Florida Chapter 83 in Monroe County
Despite its unique market characteristics, Monroe County operates under the same Florida state landlord-tenant law as every other county, with no local rent control or supplemental tenant protections beyond the state framework. The Sixteenth Judicial Circuit serves Monroe County exclusively, meaning the circuit court judges in Key West are deeply familiar with the specific housing conditions and economic realities of the Keys. The eviction process follows Florida state procedures: 3-Day Notice to Pay or Vacate for nonpayment, 7-Day Notice to Cure or Vacate for correctable violations, and 30-Day Notice for month-to-month terminations (state law standard). Eviction complaints are filed at the Monroe County Clerk of Court, Freeman Justice Center, 302 Fleming Street, Key West, FL 33040, phone (305) 292-3423, with satellite locations in Marathon and Plantation Key for properties in the Middle and Upper Keys.
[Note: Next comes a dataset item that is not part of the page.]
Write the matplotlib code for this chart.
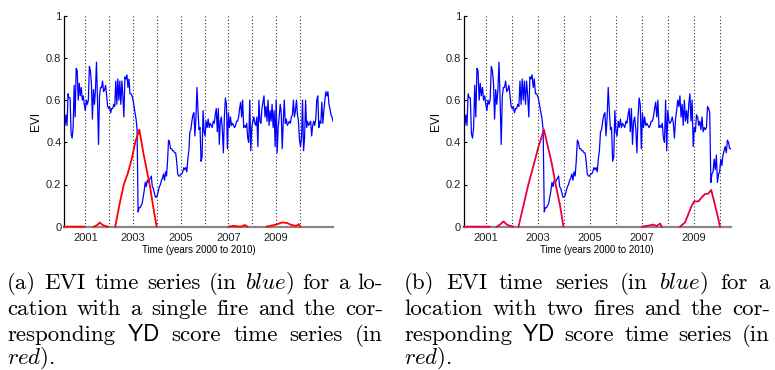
import numpy as np
import matplotlib
matplotlib.use("Agg")
import matplotlib.pyplot as plt

nan = np.nan

# EVI readings, 16-day steps, shared by both locations until end of 2007
evi_common = [
    0.49, 0.48, 0.53, 0.48, 0.63, 0.61, 0.61, 0.44, 0.42, 0.47, 0.67, 0.52,
    0.75, 0.74, 0.60, 0.68, 0.62, 0.66, 0.60, 0.62, 0.58, 0.55, 0.60, 0.58,
    0.60, 0.76, 0.74, 0.68, 0.51, 0.65, 0.58, 0.65, 0.78, 0.60, 0.39,
    0.62, 0.66, 0.66, 0.69, 0.64, 0.65, 0.67, 0.62, 0.57, 0.56, 0.57, 0.54,
    0.56, 0.56, 0.58, 0.57, 0.69, 0.58, 0.70, 0.60, 0.69, 0.58, 0.69, 0.62,
    0.52, 0.71, 0.70, 0.72, 0.66, 0.70, 0.63, 0.63, 0.62, 0.60, 0.57, 0.54,
    0.51,
    0.46, 0.07, 0.09, 0.09, 0.10, 0.11, 0.14, 0.17, 0.21, 0.19, 0.22, 0.21,
    0.22, 0.23, 0.24, 0.19, 0.18, 0.16, 0.14, 0.14, 0.15, 0.17, 0.19, 0.20,
    0.22, 0.23, 0.25, 0.22, 0.26, 0.24, 0.31, 0.41, 0.40, 0.37, 0.37, 0.36,
    0.36, 0.35, 0.35, 0.31, 0.25, 0.24, 0.24, 0.25, 0.25, 0.26, 0.28, 0.27,
    0.28, 0.26, 0.32, 0.36, 0.45, 0.46, 0.50, 0.53, 0.54, 0.43, 0.52, 0.66,
    0.55, 0.46, 0.47, 0.31, 0.33, 0.55, 0.45, 0.43, 0.50, 0.47, 0.51, 0.47,
    0.49, 0.48, 0.47, 0.50, 0.49, 0.53, 0.56, 0.45, 0.56, 0.39, 0.50, 0.52,
    0.46, 0.35, 0.52, 0.61, 0.58, 0.37, 0.54, 0.47, 0.52, 0.48, 0.49, 0.48,
    0.47, 0.48, 0.50, 0.50, 0.52, 0.56, 0.59, 0.52, 0.60, 0.47, 0.48, 0.47,
    0.49, 0.42, 0.40, 0.60, 0.36,
]
evi_tail_a = [
    0.47, 0.50, 0.52, 0.49, 0.48, 0.52, 0.38, 0.60, 0.50, 0.49, 0.56, 0.59,
    0.62, 0.52, 0.57, 0.50, 0.60, 0.48, 0.55, 0.50, 0.58, 0.47, 0.55, 0.38,
    0.60, 0.35, 0.47, 0.52, 0.58, 0.54, 0.37, 0.50, 0.60, 0.49, 0.51, 0.48,
    0.49, 0.50, 0.49, 0.52, 0.53, 0.60, 0.52, 0.55, 0.60, 0.53, 0.50, 0.41,
    0.38, 0.42, 0.60, 0.36, 0.42, 0.60, 0.47, 0.50, 0.48, 0.49, 0.50, 0.43,
    0.48, 0.50, 0.48, 0.51, 0.60, 0.62, 0.47, 0.50, 0.49, 0.59, 0.49, 0.55,
    0.60, 0.64, 0.62, 0.64, 0.58, 0.56, 0.53, 0.52, 0.50,
]
evi_tail_b = [
    0.55, 0.50, 0.49, 0.50, 0.52, 0.49, 0.42, 0.51, 0.55, 0.60, 0.57, 0.62,
    0.52, 0.58, 0.48, 0.60, 0.50, 0.55, 0.49, 0.58, 0.63, 0.50, 0.60, 0.38,
    0.47, 0.45, 0.53, 0.52, 0.48, 0.50, 0.46, 0.52, 0.45, 0.47, 0.46, 0.47,
    0.57, 0.56, 0.54, 0.21, 0.25, 0.26, 0.32, 0.27, 0.34, 0.21, 0.25, 0.26,
    0.32, 0.29, 0.34, 0.36, 0.38, 0.35, 0.41, 0.40, 0.37, 0.37,
]
span_a = (2000.10, 2011.39)
span_b = (2000.14, 2010.42)

# YD score knots (nan = no score)
yd_a_t = [2000.10, 2000.97, nan, 2001.35, 2001.50, 2001.60, 2001.70, 2001.80,
          2001.95, nan, 2002.25, 2002.42, 2002.61, 2002.77, 2002.94, 2003.09,
          2003.26, 2003.43, 2003.57, 2003.71, 2003.85, 2003.99, nan, 2007.01,
          2007.22, 2007.50, 2007.70, 2007.80, nan, 2008.60, 2008.80, 2009.00,
          2009.25, 2009.45, 2009.65, 2009.85, 2009.95, 2010.02]
yd_a_v = [0, 0, nan, 0, 0.008, 0.02, 0.01, 0.004, 0, nan, 0, 0.10, 0.20, 0.25,
          0.32, 0.40, 0.46, 0.35, 0.27, 0.19, 0.09, 0, nan, 0, 0.004, 0, 0.008,
          0, nan, 0, 0.005, 0.01, 0.02, 0.018, 0.008, 0.004, 0.012, 0]
yd_b_t = [2000.14, 2001.15, nan, 2001.41, 2001.54, 2001.67, 2001.80, 2001.92,
          2002.05, nan, 2002.25, 2002.44, 2002.63, 2002.85, 2003.02, 2003.23,
          2003.53, 2003.68, 2003.85, 2003.98, nan, 2007.00, 2007.25, 2007.44,
          2007.57, 2007.70, 2007.77, nan, 2008.47, 2008.66, 2008.79, 2008.92,
          2009.01, 2009.18, 2009.31, 2009.43, 2009.56, 2009.67, 2009.82,
          2009.92, 2010.01]
yd_b_v = [0, 0, nan, 0, 0.01, 0.025, 0.01, 0.004, 0, nan, 0, 0.10, 0.20, 0.30,
          0.38, 0.46, 0.30, 0.20, 0.10, 0, nan, 0, 0.005, 0.01, 0.003, 0.015,
          0, nan, 0, 0.02, 0.06, 0.10, 0.12, 0.12, 0.14, 0.155, 0.157, 0.174,
          0.10, 0.05, 0]

year_lines = list(range(2001, 2011))
xticks = [2001, 2003, 2005, 2007, 2009]
yticks = [0, 0.2, 0.4, 0.6, 0.8, 1]
ytick_labels = ["0", "0.2", "0.4", "0.6", "0.8", "1"]

captions = {
    "a": [
        "(a) EVI time series (in $\\mathit{blue}$) for a lo-",
        "cation with a single fire and the cor-",
        "responding $\\mathsf{YD}$ score time series (in",
        "$\\mathit{red}$).",
    ],
    "b": [
        "(b) EVI time series (in $\\mathit{blue}$) for a",
        "location with two fires and the cor-",
        "responding $\\mathsf{YD}$ score time series (in",
        "$\\mathit{red}$).",
    ],
}

plt.rcParams["font.family"] = ["Liberation Sans", "DejaVu Sans"]
plt.rcParams["mathtext.fontset"] = "cm"

W, H = 775, 370
fig = plt.figure(figsize=(W / 100, H / 100), dpi=100)


def px_axes(x0, x1, ytop, ybot):
    return fig.add_axes([x0 / W, 1 - ybot / H, (x1 - x0) / W, (ybot - ytop) / H])


def draw_panel(ax, evi, span, yd_t, yd_v, red):
    t = np.linspace(span[0], span[1], len(evi))
    for yr in year_lines:
        ax.plot([yr, yr], [0, 1], color="#333333", lw=0.8,
                linestyle=(0, (1, 2)), zorder=1)
    ax.plot(t, evi, color="#0000ff", lw=0.9, zorder=2)
    ax.plot(yd_t, yd_v, color=red, lw=1.3, zorder=3, clip_on=False)
    ax.set_xlim(span)
    ax.set_ylim(0, 1)
    ax.set_xticks(xticks)
    ax.set_yticks(yticks)
    ax.set_yticklabels(ytick_labels)
    for s in ["top", "right"]:
        ax.spines[s].set_visible(False)
    ax.spines["bottom"].set_color("#888888")
    ax.spines["bottom"].set_linewidth(1.6)
    ax.spines["left"].set_linewidth(0.9)
    ax.tick_params(axis="x", length=0, pad=4.5, labelsize=8, labelcolor="#222222")
    ax.tick_params(axis="y", direction="in", length=2.5, pad=1.8, labelsize=8,
                   labelcolor="#222222")
    ax.set_xlabel("Time (years 2000 to 2010)", fontsize=7, labelpad=1.5)
    ax.set_ylabel("EVI", fontsize=8.5, labelpad=3)


ax_a = px_axes(64, 333, 15.7, 226.7)
ax_b = px_axes(463.7, 730.7, 15.7, 226.7)
draw_panel(ax_a, evi_common + evi_tail_a, span_a, yd_a_t, yd_a_v, "#ff0000")
draw_panel(ax_b, evi_common + evi_tail_b, span_b, yd_b_t, yd_b_v, "#e8003c")

# justified caption lines, placed word by word
renderer = fig.canvas.get_renderer()
baselines = [289, 315, 341, 364]


def caption(lines, x0, x1):
    for k, line in enumerate(lines):
        words = line.split(" ")
        y = 1 - baselines[k] / H
        texts = [fig.text(0, y, w, fontsize=16.5, family="cmr10", va="baseline")
                 for w in words]
        widths = [tx.get_window_extent(renderer).width for tx in texts]
        if k < len(lines) - 1 and len(words) > 1:
            gap = (x1 - x0 - sum(widths)) / (len(words) - 1)
        else:
            gap = 5.5
        x = x0
        for tx, w in zip(texts, widths):
            tx.set_x(x / W)
            x += w + gap


caption(captions["a"], 7, 383)
caption(captions["b"], 404, 770)

fig.savefig("out.png", dpi=100)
One unique practical consideration in Monroe County is the property’s physical distance along the Overseas Highway. A property in Key Largo is approximately 60 miles from the Key West courthouse; a property at Mile Marker 90 is approximately 30 miles. The Plantation Key satellite courthouse serves the Upper Keys specifically to avoid this logistical challenge. Landlords should verify which courthouse location serves their specific property address before filing.
Insurance: The Unavoidable Reality
Property insurance in Monroe County is, without exaggeration, a defining variable in the economics of Keys ownership. Every property in the Florida Keys is in a FEMA Special Flood Hazard Area or high wind exposure zone, and most properties are in both. Flood insurance is mandatory for virtually all mortgaged properties. Wind insurance premiums in Monroe County are among the highest in Florida, and the gap between insured and uninsured replacement cost can be financially devastating in the event of a major hurricane. Landlords acquiring Keys properties must obtain current insurance quotes from licensed Florida agents, include accurate wind and flood insurance costs in their financial projections, and verify that their coverage reflects current replacement costs rather than outdated valuations. A modest-appearing Keys cottage can have annual insurance costs of $15,000 to $25,000 or more when wind and flood coverage are properly combined.
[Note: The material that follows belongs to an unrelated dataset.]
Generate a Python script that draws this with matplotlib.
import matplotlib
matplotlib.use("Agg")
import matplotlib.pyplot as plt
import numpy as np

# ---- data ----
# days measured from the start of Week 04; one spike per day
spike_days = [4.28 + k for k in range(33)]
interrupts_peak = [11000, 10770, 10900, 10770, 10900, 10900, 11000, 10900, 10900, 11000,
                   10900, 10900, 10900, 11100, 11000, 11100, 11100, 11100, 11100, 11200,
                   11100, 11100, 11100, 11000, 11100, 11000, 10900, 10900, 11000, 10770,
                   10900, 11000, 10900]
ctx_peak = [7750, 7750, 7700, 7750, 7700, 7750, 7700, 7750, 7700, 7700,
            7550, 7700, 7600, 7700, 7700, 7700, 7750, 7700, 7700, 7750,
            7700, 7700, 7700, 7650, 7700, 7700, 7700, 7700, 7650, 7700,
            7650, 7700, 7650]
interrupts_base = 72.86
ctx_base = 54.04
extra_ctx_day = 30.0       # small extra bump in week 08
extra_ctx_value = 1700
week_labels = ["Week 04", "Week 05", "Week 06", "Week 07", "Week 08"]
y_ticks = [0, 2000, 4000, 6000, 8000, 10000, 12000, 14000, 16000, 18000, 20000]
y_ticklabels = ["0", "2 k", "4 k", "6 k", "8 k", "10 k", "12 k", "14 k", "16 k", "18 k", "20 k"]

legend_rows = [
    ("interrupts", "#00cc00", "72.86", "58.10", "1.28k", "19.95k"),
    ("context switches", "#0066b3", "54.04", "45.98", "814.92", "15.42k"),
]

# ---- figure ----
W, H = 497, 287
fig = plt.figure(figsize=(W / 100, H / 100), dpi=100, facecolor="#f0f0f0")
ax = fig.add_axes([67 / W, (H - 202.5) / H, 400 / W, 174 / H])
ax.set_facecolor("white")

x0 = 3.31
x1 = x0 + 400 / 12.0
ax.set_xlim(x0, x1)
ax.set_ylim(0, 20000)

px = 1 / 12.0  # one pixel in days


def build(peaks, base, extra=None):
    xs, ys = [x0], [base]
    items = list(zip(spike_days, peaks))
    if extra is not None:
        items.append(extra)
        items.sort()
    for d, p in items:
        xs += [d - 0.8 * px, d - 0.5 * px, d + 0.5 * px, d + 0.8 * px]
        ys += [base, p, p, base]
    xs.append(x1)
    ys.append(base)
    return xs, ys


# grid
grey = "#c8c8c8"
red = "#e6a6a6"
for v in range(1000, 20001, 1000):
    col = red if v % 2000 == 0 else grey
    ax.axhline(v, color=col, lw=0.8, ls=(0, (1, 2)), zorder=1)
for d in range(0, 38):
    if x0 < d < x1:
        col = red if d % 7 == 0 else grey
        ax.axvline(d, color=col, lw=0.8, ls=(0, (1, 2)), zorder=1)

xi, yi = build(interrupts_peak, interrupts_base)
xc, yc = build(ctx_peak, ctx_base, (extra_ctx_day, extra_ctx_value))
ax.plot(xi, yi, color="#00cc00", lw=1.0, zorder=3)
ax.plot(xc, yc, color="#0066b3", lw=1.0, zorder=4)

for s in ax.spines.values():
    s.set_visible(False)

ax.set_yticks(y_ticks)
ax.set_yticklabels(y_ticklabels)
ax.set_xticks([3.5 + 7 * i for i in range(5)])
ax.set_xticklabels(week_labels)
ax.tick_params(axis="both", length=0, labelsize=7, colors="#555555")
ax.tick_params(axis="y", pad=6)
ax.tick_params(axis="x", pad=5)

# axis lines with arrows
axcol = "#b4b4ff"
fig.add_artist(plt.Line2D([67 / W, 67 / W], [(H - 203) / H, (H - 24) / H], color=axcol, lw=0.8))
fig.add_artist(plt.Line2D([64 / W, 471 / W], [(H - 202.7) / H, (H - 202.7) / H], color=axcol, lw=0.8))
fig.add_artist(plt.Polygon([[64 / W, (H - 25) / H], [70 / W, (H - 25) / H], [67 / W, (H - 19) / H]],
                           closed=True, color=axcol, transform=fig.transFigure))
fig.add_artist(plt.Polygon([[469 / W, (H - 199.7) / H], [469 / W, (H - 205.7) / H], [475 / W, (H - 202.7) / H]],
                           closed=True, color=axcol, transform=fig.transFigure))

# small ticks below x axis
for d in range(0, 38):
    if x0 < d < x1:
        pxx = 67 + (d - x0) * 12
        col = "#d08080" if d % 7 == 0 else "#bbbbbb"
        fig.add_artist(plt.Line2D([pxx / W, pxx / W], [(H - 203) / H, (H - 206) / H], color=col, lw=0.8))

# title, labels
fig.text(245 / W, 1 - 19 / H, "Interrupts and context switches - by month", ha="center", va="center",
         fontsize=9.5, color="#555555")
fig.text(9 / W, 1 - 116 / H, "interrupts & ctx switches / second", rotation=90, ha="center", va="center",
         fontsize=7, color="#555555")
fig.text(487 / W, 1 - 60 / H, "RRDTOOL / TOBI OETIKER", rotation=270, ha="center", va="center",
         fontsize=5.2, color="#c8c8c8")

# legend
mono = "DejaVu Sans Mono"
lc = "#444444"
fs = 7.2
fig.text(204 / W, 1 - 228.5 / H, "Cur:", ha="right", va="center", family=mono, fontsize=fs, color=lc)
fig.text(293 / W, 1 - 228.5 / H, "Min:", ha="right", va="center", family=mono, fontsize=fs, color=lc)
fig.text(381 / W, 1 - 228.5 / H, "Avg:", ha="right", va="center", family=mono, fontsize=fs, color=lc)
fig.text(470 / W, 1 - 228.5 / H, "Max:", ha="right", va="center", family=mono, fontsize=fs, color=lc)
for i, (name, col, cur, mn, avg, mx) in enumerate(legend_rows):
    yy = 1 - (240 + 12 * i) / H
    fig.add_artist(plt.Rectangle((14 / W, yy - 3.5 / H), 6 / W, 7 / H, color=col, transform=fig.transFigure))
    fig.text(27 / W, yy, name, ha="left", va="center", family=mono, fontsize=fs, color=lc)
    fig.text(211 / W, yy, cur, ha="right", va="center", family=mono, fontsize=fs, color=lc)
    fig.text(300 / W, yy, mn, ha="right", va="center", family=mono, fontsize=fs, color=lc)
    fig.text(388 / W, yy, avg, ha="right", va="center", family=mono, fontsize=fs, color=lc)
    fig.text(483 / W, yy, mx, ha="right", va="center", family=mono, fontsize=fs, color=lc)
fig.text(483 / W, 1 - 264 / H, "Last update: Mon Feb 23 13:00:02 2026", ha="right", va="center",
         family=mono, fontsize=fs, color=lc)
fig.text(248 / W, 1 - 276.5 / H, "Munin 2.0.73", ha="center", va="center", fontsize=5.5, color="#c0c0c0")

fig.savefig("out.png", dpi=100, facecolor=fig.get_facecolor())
Monroe County is a remarkable place. There is nowhere else like it in the continental United States — a coral island chain at the end of a highway, surrounded by water so clear you can see the bottom from 30 feet up, with a cultural history that produced Hemingway and Tennessee Williams and a present-day economy built on sun and water and the fantasy of escape. For landlords who understand the market’s unique constraints and operate within them, it delivers returns that are difficult to replicate. For those who do not do their homework on ROGO, insurance, STR licensing, and the specific economics of island real estate, it can be equally unforgiving.